From a sheet of Rock & co illustrated writing paper 1855

To stand in the entrance to Mother Shipton’s Cave today with Shury’s engraving in hand, looking out on the scene as Whittock did when he made his sketch, is an education in the mind-set of the picturesque. The Dropping Well is impressive today, but the tiny family in the engraving (the adults can be no more than 18 inches tall) make of it a lofty crag. The castle is worthy of note too. There is a castle at Knaresborough, but in vain will you look for it down-river towards Low Bridge. Thomas South’s view, looking up-river, is the more correct, but even then Smith had to indulge in a 45° westward shift of the ruins to get them into view.

The last word on the Dropping Well can go to the Field correspondent Francis Buckland, who in his Curiosities of Natural History describes taking the footpath to the well, and there beholding ‘a curious frowning rock suspended with a peculiar assortment of objects’. According to the little girl who directed Buckland to the spot, in those days the petrifications included ‘a pumpkin, a small hotter and a nedgeog’4.

Mother Shipton’s Cave, the Dropping Well, and there is a genuine Wishing Well too, are well worth your visit. From Knaresborough’s High Bridge one follows Sir Henry Slingsby’s Walk and then descends by the steps that Buckland took down to the bank of the Nidd.
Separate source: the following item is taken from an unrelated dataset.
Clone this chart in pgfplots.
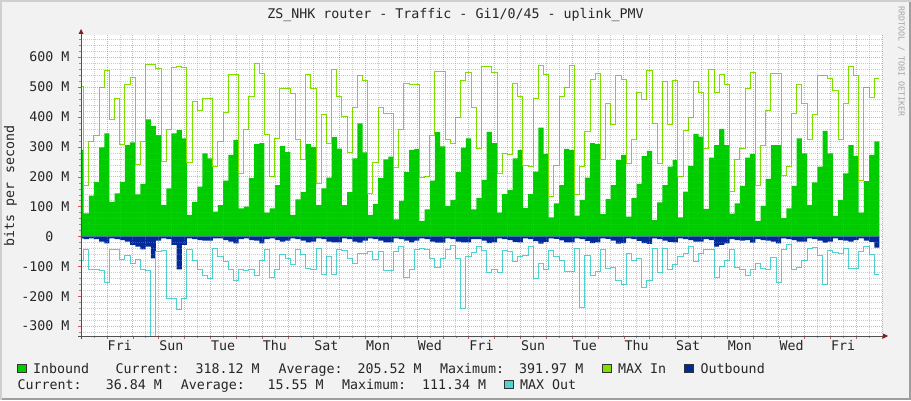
\documentclass[border=0pt]{standalone}
\usepackage{fontspec}
\setmainfont{DejaVu Sans Mono}
\usepackage{pgfplots}
\pgfplotsset{compat=1.18}
\usepackage{pgfplotstable}

\definecolor{bgC}{HTML}{F2F2F2}
\definecolor{shadeA}{HTML}{CFCFCF}
\definecolor{shadeB}{HTML}{9E9E9E}
\definecolor{inC}{HTML}{00CC00}
\definecolor{maxinC}{HTML}{7FE000}
\definecolor{outC}{HTML}{002A97}
\definecolor{maxoutC}{HTML}{50D2D0}
\definecolor{gridC}{HTML}{8F8F8F}
\definecolor{mgridC}{HTML}{DE4F4F}
\definecolor{axisC}{HTML}{505050}
\definecolor{arrowC}{HTML}{801F1F}

% one row per 4.8 h step (x in days from Thu 00:00), values in Mbit/s
\pgfplotstableread{
x     in   maxin  out   maxout
-0.1  289  501   -6    -79
0.1   77   169   -9    -42
0.3   137  317   -6    -112
0.5   182  339   -9    -112
0.7   298  498   -17   -114
0.9   345  555   -23   -153
1.1   116  392   -6    -42
1.3   144  462   -9    -45
1.5   183  309   -12   -76
1.7   306  509   -17   -63
1.9   315  531   -28   -90
2.1   141  241   -34   -76
2.3   176  317   -43   -112
2.5   392  576   -34   -114
2.7   370  576   -73   -345
2.9   339  562   -14   -49
3.1   105  250   -6    -48
3.3   161  358   -9    -207
3.5   345  566   -28   -207
3.7   356  568   -110  -246
3.9   328  565   -28   -207
4.1   72   247   -6    -42
4.3   116  453   -9    -79
4.5   167  420   -12   -112
4.7   278  462   -14   -132
4.9   261  462   -14   -140
5.1   83   234   -6    -41
5.3   105  317   -6    -67
5.5   187  414   -12   -84
5.7   273  543   -17   -112
5.9   323  543   -23   -146
6.1   94   211   -9    -112
6.3   100  358   -6    -114
6.5   195  468   -12   -112
6.7   309  579   -14   -129
6.9   312  546   -23   -79
7.1   80   342   -9    -43
7.3   94   200   -6    -137
7.5   172  328   -12   -112
7.7   303  495   -17   -62
7.9   282  495   -14   -73
8.1   72   477   -6    -93
8.3   124  325   -9    -45
8.5   148  256   -14   -62
8.7   309  543   -20   -107
8.9   300  495   -17   -110
9.1   105  178   -6    -40
9.3   161  409   -9    -127
9.5   197  312   -17   -67
9.7   332  559   -20   -127
9.9   294  468   -20   -42
10.1  105  401   -6    -47
10.3  148  280   -9    -73
10.5  261  432   -17   -90
10.7  378  539   -21   -58
10.9  281  521   -14   -58
11.1  72   144   -6    -49
11.3  109  247   -9    -76
11.5  195  432   -14   -51
11.7  258  412   -20   -114
11.9  267  412   -20   -114
12.1  57   231   -6    -51
12.3  119  358   -9    -32
12.5  215  512   -14   -137
12.7  290  507   -20   -110
12.9  293  507   -14   -43
13.1  52   197   -6    -40
13.3  91   200   -9    -45
13.5  187  338   -17   -73
13.7  349  551   -21   -104
13.9  301  551   -21   -73
14.1  102  325   -6    -45
14.3  122  312   -9    -31
14.5  215  398   -17   -75
14.7  297  523   -20   -240
14.9  328  548   -20   -67
15.1  91   432   -9    -54
15.3  128  295   -9    -32
15.5  189  570   -14   -48
15.7  350  570   -22   -120
15.9  312  549   -20   -110
16.1  80   211   -6    -120
16.3  142  278   -9    -48
16.5  155  273   -12   -51
16.7  261  512   -18   -84
16.9  289  468   -20   -67
17.1  96   239   -6    -65
17.3  142  234   -9    -34
17.5  217  462   -16   -140
17.7  364  572   -24   -90
17.9  276  542   -18   -110
18.1  64   135   -6    -48
18.3  111  237   -8    -67
18.5  172  468   -13   -79
18.7  293  499   -20   -117
18.9  289  572   -20   -117
19.1  70   139   -6    -40
19.3  122  234   -9    -237
19.5  197  351   -15   -64
19.7  312  526   -22   -129
19.9  309  546   -20   -117
20.1  75   256   -6    -42
20.3  125  445   -8    -107
20.5  172  373   -14   -104
20.7  256  540   -24   -146
20.9  273  526   -22   -162
21.1  66   245   -6    -56
21.3  128  325   -9    -81
21.5  176  481   -15   -75
21.7  269  457   -22   -170
21.9  286  555   -25   -146
22.1  55   379   -6    -40
22.3  114  245   -9    -120
22.5  172  518   -14   -40
22.7  234  373   -18   -110
22.9  256  521   -20   -95
23.1  64   202   -6    -67
23.3  150  353   -9    -56
23.5  236  398   -12   -34
23.7  343  518   -17   -84
23.9  334  482   -17   -56
24.1  92   295   -9    -45
24.3  264  559   -12   -43
24.5  306  482   -34   -137
24.7  360  542   -28   -102
24.9  306  507   -23   -79
25.1  76   150   -9    -45
25.3  111  256   -12   -104
25.5  169  295   -14   -110
25.7  264  496   -12   -129
25.9  276  549   -21   -112
26.1  52   172   -9    -90
26.3  102  306   -12   -107
26.5  193  420   -14   -110
26.7  306  546   -17   -71
26.9  306  546   -23   -153
27.1  61   203   -6    -43
27.3  94   234   -9    -26
27.5  169  410   -12   -110
27.7  328  507   -17   -104
27.9  278  445   -17   -82
28.1  105  323   -6    -40
28.3  181  409   -9    -36
28.5  234  540   -14   -65
28.7  353  540   -21   -162
28.9  278  529   -17   -48
29.1  69   490   -6    -54
29.3  122  325   -12   -56
29.5  211  445   -14   -40
29.7  306  568   -17   -106
29.9  269  540   -12   -107
30.1  80   187   -6    -51
30.3  185  498   -14   -34
30.5  273  465   -18   -60
30.7  318  529   -37   -127
30.9  318  529   -37   -127
}\traffic

\newcommand{\rrdfont}{\fontsize{13.3}{16}\selectfont}

\begin{document}
\begin{tikzpicture}
\useasboundingbox (0pt,0pt) rectangle (911pt,400pt);
\fill[bgC] (0pt,0pt) rectangle (911pt,400pt);
\fill[shadeA] (0pt,0pt) rectangle (2pt,400pt);
\fill[shadeA] (0pt,398pt) rectangle (911pt,400pt);
\fill[shadeB] (909pt,0pt) rectangle (911pt,398pt);
\fill[shadeB] (2pt,0pt) rectangle (911pt,2pt);

\begin{axis}[
    at={(81pt,64pt)}, anchor=south west,
    scale only axis, width=801pt, height=301pt,
    xmin=0, xmax=31, ymin=-333, ymax=674,
    enlargelimits=false,
    axis background/.style={fill=white},
    axis lines*=left, axis line style={draw=none},
    axis on top,
    xtick={0,1,...,31}, xticklabels={},
    minor xtick={0.5,1.5,...,30.5},
    extra x ticks={1.5,3.5,...,29.5},
    extra x tick labels={Fri,Sun,Tue,Thu,Sat,Mon,Wed,Fri,Sun,Tue,Thu,Sat,Mon,Wed,Fri},
    extra x tick style={grid=none, major tick length=0pt},
    ytick={-300,-200,...,600},
    yticklabels={-300~M,-200~M,-100~M,0\hphantom{~M},100~M,200~M,300~M,400~M,500~M,600~M},
    minor ytick={-320,-280,-260,-240,-220,-180,-160,-140,-120,-80,-60,-40,-20,
                 20,40,60,80,120,140,160,180,220,240,260,280,320,340,360,380,
                 420,440,460,480,520,540,560,580,620,640,660},
    grid=both,
    major grid style={draw=mgridC, opacity=0.5, dash pattern=on 1pt off 1pt},
    minor grid style={draw=gridC, opacity=0.45, dash pattern=on 1pt off 1pt},
    tick align=outside, major tick length=3pt, minor tick length=2pt,
    major tick style={draw=mgridC},
    minor tick style={draw=gridC},
    tick label style={font=\rrdfont, text=black!85},
    xticklabel style={anchor=base, inner sep=0pt, yshift=-14.7pt},
    yticklabel style={anchor=base east, inner sep=0pt, xshift=-8.4pt, yshift=-4.8pt},
]
\addplot[fill=inC, draw=none, const plot mark left] table[x=x, y=in] {\traffic} \closedcycle;
\addplot[maxinC, line width=1pt, const plot mark left] table[x=x, y=maxin] {\traffic};
\addplot[fill=outC, draw=none, const plot mark left] table[x=x, y=out] {\traffic} \closedcycle;
\addplot[maxoutC, line width=1pt, const plot mark left] table[x=x, y=maxout] {\traffic};
\end{axis}

% axes with arrow heads
\draw[axisC, line width=1pt] (81pt,61pt) -- (81pt,367pt);
\fill[arrowC] (78.5pt,366pt) -- (83.5pt,366pt) -- (81pt,371pt) -- cycle;
\draw[axisC, line width=1pt] (78pt,64pt) -- (883pt,64pt);
\fill[arrowC] (883pt,61.5pt) -- (883pt,66.5pt) -- (888pt,64pt) -- cycle;

% title, axis label, watermark
\node[anchor=base, inner sep=0pt, font=\rrdfont, text=black!85] at (455.5pt,381pt) {ZS\_NHK router - Traffic - Gi1/0/45 - uplink\_PMV};
\node[rotate=90, anchor=base, inner sep=0pt, font=\rrdfont, text=black!85] at (14pt,214pt) {bits per second};
\node[rotate=-90, anchor=base west, inner sep=0pt, font=\fontsize{8.3}{10}\selectfont, text=black!35] at (898.5pt,394pt) {RRDTOOL / TOBI OETIKER};

% legend
\tikzset{lg/.style={anchor=base west, inner sep=0pt, font=\rrdfont, text=black!85},
         box/.style={draw=black!80, line width=0.6pt}}
\filldraw[box, fill=inC] (17.5pt,27.7pt) rectangle (26.5pt,35.7pt);
\node[lg] at (33pt,26.7pt) {Inbound};
\node[lg] at (115.5pt,26.7pt) {Current:};
\node[lg] at (195.5pt,26.7pt) {318.12 M};
\node[lg] at (278.5pt,26.7pt) {Average:};
\node[lg] at (357.5pt,26.7pt) {205.52 M};
\node[lg] at (440pt,26.7pt) {Maximum:};
\node[lg] at (519pt,26.7pt) {391.97 M};
\filldraw[box, fill=maxinC] (602pt,27.7pt) rectangle (611pt,35.7pt);
\node[lg] at (618pt,26.7pt) {MAX In};
\filldraw[box, fill=outC] (684pt,27.7pt) rectangle (693pt,35.7pt);
\node[lg] at (700.5pt,26.7pt) {Outbound};

\node[lg] at (17.5pt,10.7pt) {Current:};
\node[lg] at (105.7pt,10.7pt) {36.84 M};
\node[lg] at (180.7pt,10.7pt) {Average:};
\node[lg] at (267.3pt,10.7pt) {15.55 M};
\node[lg] at (342pt,10.7pt) {Maximum:};
\node[lg] at (421.8pt,10.7pt) {111.34 M};
\filldraw[box, fill=maxoutC] (504pt,11.7pt) rectangle (513pt,19.7pt);
\node[lg] at (520pt,10.7pt) {MAX Out};
\end{tikzpicture}
\end{document}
There, it is all glistening stone and refulgent green moss. Long streamers of ivy hang pendant on the rock faces, and endlessly there is the trickle, splash and cascade of water. Things here can have changed but little since Celia’s day, when she could lay down her pen and then she and her company turn to supper, with all the while ‘the murmuring shower to divert their eare’.

Notes

  1. Morris, Christopher (Ed), The Journeys of Celia Fiennes, Cresset Press, 1947.
  2. The chemical aspects of this and other petrifying springs are dicussed by Allan Pentecost in ‘Springs that turn life to stone’, New Scientist 21/28 Dec 1991.
  3. The present where abouts of Smith’s painting is unknown, and information would be appreciated. The V&A has a print of the Vivares engraving.
  4. Quoted from Allan Pentecost’s article. Pentecost gives the date as 1883 but I think this will relate to a later edition. There is no mention of the Dropping Well in Buckland’s initial publication of 1858 so I presume that his account appeared in either his ‘second series’ of l860 or ‘new series’ of l865, neither of which I have yet had opportunity to examine.